Looking to ensure her availability for whatever future "experiences" might await reality television's latest soon-to-be has-been reality show contestant, Randi Coy, the 23-year-old woman at the center of FOX's My Big Fat Obnoxious Fiance reality prank show, has quit her two month career as a first grade Catholic schoolteacher.

Coy, who interrupted her first year of teaching at Pope John XXIII Catholic School Community school in Phoenix during the Thanksgiving break for the filming of My Big Fat Obnoxious Fiance, had been on unpaid administrative leave but under contract since the program began filming.

Earlier this month, after having expected Coy to return to work after the school's December holiday break, Pope John XXIII Principal Bill Langley had given Coy a January 16 deadline to decide whether she wanted to return to the school. At the time, Langley told The Arizona Republic that "She has obligations there and she has obligations here." "She has to let us know which obligations come first."

In his intereview with the Republic, Langley also explained his concerns regarding having one of his elementary school teachers appear in the provocative FOX program. "I see commercials like that, then I don't watch shows like that," Langley said. "I'll probably look in on it, though, precisely because I am the principal of the school where she teaches."

After learning the particulars of the program upon seeing Coy appear in the commercials that FOX aired before the show premiered, Langley sent a letter to parents, alerting them to Coy's leave and her upcoming TV appearance. Given the program's premise of marrying a stranger on television for money, Langley explained he felt was concerned the program might conflict with the school's Catholic values. "There's a certain set of values at a Catholic school. Certainly we have a moral obligation under our faith to make a judgment call, not to pre-judge, but to make a call on that," Langley said. "You can't be teaching and do a show like that." "I've got 35 first-grade children who had their teacher leave them," he said. "They don't conceptually know what's going on."

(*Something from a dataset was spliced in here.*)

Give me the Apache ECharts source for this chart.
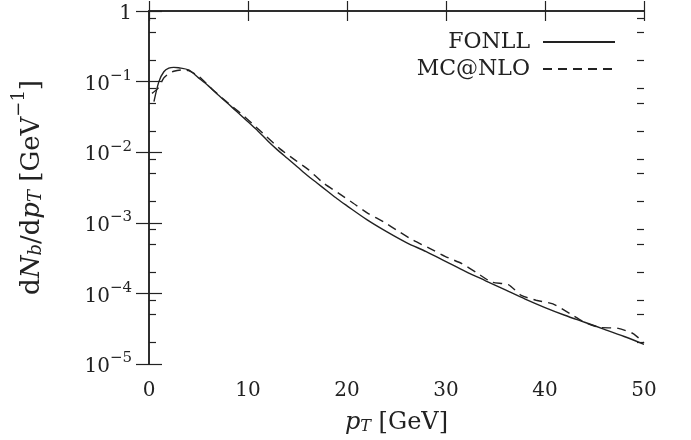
<!DOCTYPE html>
<html>
<head>
<meta charset="utf-8">
<script src="https://cdn.jsdelivr.net/npm/echarts@6/dist/echarts.min.js"></script>
<style>
  html, body { margin: 0; padding: 0; background: #fff; }
  #chart { width: 691px; height: 440px; }
</style>
</head>
<body>
<div id="chart"></div>
<script>
// p_T [GeV] and dN_b/dp_T [GeV^-1]
var ptFonll = [0.5, 1, 1.5, 2, 2.5, 3, 4, 5, 6, 7, 8, 9, 10, 11, 12, 13, 14, 15, 16, 17, 18, 19, 20, 22, 24, 26, 28, 30, 32, 34, 36, 38, 40, 42, 44, 46, 48, 50]
var fonll = [0.052, 0.100, 0.138, 0.155, 0.159, 0.157, 0.146, 0.113, 0.087, 0.0646, 0.0484, 0.0363, 0.0269, 0.0200, 0.01445, 0.0107, 0.00813, 0.00617, 0.00468, 0.00363, 0.00282, 0.00219, 0.00174, 0.00111, 0.00075, 0.000525, 0.00039, 0.000282, 0.000204, 0.000151, 0.000112, 0.000083, 0.000063, 0.000049, 0.000039, 0.000031, 0.0000245, 0.000019]

var ptMc = [0.3, 0.9, 1.5, 2, 2.5, 3.3, 4, 5, 6.3, 7.85, 9.2, 10.5, 11.9, 13.2, 14.7, 16.1, 17.6, 19.1, 20.6, 22.15, 23.7, 25.2, 26.7, 28.4, 29.9, 31.6, 33.1, 34.6, 36.3, 37.6, 39.1, 40.8, 42.5, 44, 45.5, 47.4, 48.9, 50]
var mcnlo = [0.068, 0.080, 0.113, 0.130, 0.140, 0.146, 0.143, 0.120, 0.080, 0.0517, 0.0361, 0.0249, 0.0165, 0.01125, 0.00785, 0.00566, 0.00367, 0.00265, 0.00191, 0.00135, 0.00103, 0.000757, 0.000565, 0.00043, 0.000335, 0.000264, 0.000196, 0.000145, 0.000133, 0.000094, 0.000080, 0.000071, 0.000052, 0.000039, 0.000033, 0.000032, 0.000027, 0.000020]

var minorMult = [0.8, 0.5, 0.2]

function pairs(xs, ys) {
  return xs.map(function (x, i) { return [x, ys[i]] })
}

// minor tick positions in log10 space (for the helper axes)
var minorPos = []
for (var d = -5; d < 0; d++) {
  minorMult.forEach(function (m) { minorPos.push(d + 1 + Math.log10(m)) })
}

var font = 'DejaVu Serif'
var ink = '#222'

// rich styles for tick labels
var tickRich = {
  n: { fontFamily: font, fontSize: 20, color: ink, lineHeight: 26, verticalAlign: 'bottom' },
  sup: { fontFamily: font, fontSize: 15, color: ink, lineHeight: 26, verticalAlign: 'top', padding: [0, 0, 12, 0] }
}

// rich styles for axis titles
function nameRich(size) {
  var small = Math.round(size * 0.68)
  var lh = Math.round(size * 1.35)
  return {
    n: { fontFamily: font, fontSize: size, color: ink, lineHeight: lh, verticalAlign: 'bottom' },
    i: { fontFamily: font, fontSize: size, fontStyle: 'italic', color: ink, lineHeight: lh, verticalAlign: 'bottom' },
    sup: { fontFamily: font, fontSize: small, color: ink, lineHeight: lh, verticalAlign: 'top', padding: [0, 0, Math.round(size * 0.5), 0] },
    sub: { fontFamily: font, fontSize: small, fontStyle: 'italic', color: ink, lineHeight: lh, verticalAlign: 'bottom', padding: [Math.round(size * 0.3), 0, 0, 0] }
  }
}

function logLabel(v) {
  var e = Math.round(Math.log10(v))
  if (e === 0) return '{n|1}'
  return '{n|10}{sup|\u2212' + (-e) + '}'
}

var chart = echarts.init(document.getElementById('chart'))

var option = {
  animation: false,
  grid: { left: 149, right: 47, top: 11, bottom: 76 },
  legend: {
    orient: 'vertical',
    right: 70,
    top: 26,
    align: 'right',
    itemWidth: 72,
    itemHeight: 10,
    itemGap: 5,
    itemStyle: { opacity: 0 },
    textStyle: { fontFamily: font, fontSize: 22, color: ink, padding: [0, 8, 0, 0] },
    data: ['FONLL', 'MC@NLO']
  },
  xAxis: [
    {
      type: 'value', min: 0, max: 50, interval: 10, position: 'bottom',
      axisLine: { lineStyle: { color: ink, width: 1.5 } },
      axisTick: { inside: true, length: 10, lineStyle: { color: ink, width: 1.2 } },
      axisLabel: { fontFamily: font, fontSize: 20, color: ink, margin: 17 },
      splitLine: { show: false },
      name: '{i|p}{sub|T}{n| [GeV]}',
      nameLocation: 'middle',
      nameGap: 39,
      nameTextStyle: { rich: nameRich(24) }
    },
    {
      type: 'value', min: 0, max: 50, interval: 10, position: 'top',
      axisLine: { lineStyle: { color: ink, width: 1.5 } },
      axisTick: { inside: true, length: 10, lineStyle: { color: ink, width: 1.2 } },
      axisLabel: { show: false },
      splitLine: { show: false }
    }
  ],
  yAxis: [
    {
      type: 'log', logBase: 10, min: 1e-5, max: 1, position: 'left',
      axisLine: { lineStyle: { color: ink, width: 1.5 } },
      axisTick: { inside: true, length: 13, lineStyle: { color: ink, width: 1.2 } },
      axisLabel: { formatter: logLabel, rich: tickRich, margin: 17 },
      splitLine: { show: false },
      name: '{n|d}{i|N}{sub|b}{n|/d}{i|p}{sub|T}{n| [GeV}{sup|\u22121}{n|]}',
      nameLocation: 'middle',
      nameGap: 104,
      nameRotate: 90,
      nameTextStyle: { rich: nameRich(26) }
    },
    {
      type: 'log', logBase: 10, min: 1e-5, max: 1, position: 'right',
      axisLine: { lineStyle: { color: ink, width: 1.5 } },
      axisTick: { inside: true, length: 13, lineStyle: { color: ink, width: 1.2 } },
      axisLabel: { show: false },
      splitLine: { show: false }
    },
    {
      type: 'value', min: -5, max: 0, position: 'left',
      axisLine: { show: false },
      axisTick: { inside: true, length: 7, customValues: minorPos, lineStyle: { color: ink, width: 1.2 } },
      axisLabel: { show: false },
      splitLine: { show: false }
    },
    {
      type: 'value', min: -5, max: 0, position: 'right',
      axisLine: { show: false },
      axisTick: { inside: true, length: 7, customValues: minorPos, lineStyle: { color: ink, width: 1.2 } },
      axisLabel: { show: false },
      splitLine: { show: false }
    }
  ],
  series: [
    {
      name: 'FONLL', type: 'line', xAxisIndex: 0, yAxisIndex: 0,
      data: pairs(ptFonll, fonll),
      smooth: 0.3, symbol: 'none', showSymbol: false,
      lineStyle: { color: ink, width: 1.4, type: 'solid' },
      itemStyle: { color: ink }
    },
    {
      name: 'MC@NLO', type: 'line', xAxisIndex: 0, yAxisIndex: 0,
      data: pairs(ptMc, mcnlo),
      smooth: 0.2, symbol: 'none', showSymbol: false,
      lineStyle: { color: ink, width: 1.4, type: [9, 6] },
      itemStyle: { color: ink }
    }
  ]
}

chart.setOption(option)
</script>
</body>
</html>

Despite the Friday, January 16 deadline, The Republic reported that Coy only finally got around to informing Langley of her decision of Wednesday, January 21. Phoenix Diocese spokeswoman Mary Jo West told the paper that Coy offered her formal resignation to Langley by telephone at 10:10 AM on Wednesday. "It's simply a contractual decision," West said. "You can't serve two masters, and as a first-grade teacher, she needs to be there every day. It was a hard decision to make. We certainly wish her well."

Reached by The Republic on the Friday of her deadline, Coy had told the paper that she was unsure about her future. "I'm young and I did this for the experience, and who knows what's going to happen?" Coy said. "But right now, I'm just taking it day by day. And hopefully, yes, definitely, I'd like to go back to teaching. I'm just going to see what happens."

It sounds like Coy knew well before Wednesday what her final decision was... too bad she couldn't respect her employer enough to inform them of her decision by the previously agreed upon deadline. It certainly wasn't because she was working on drafting her formal letter of resignation.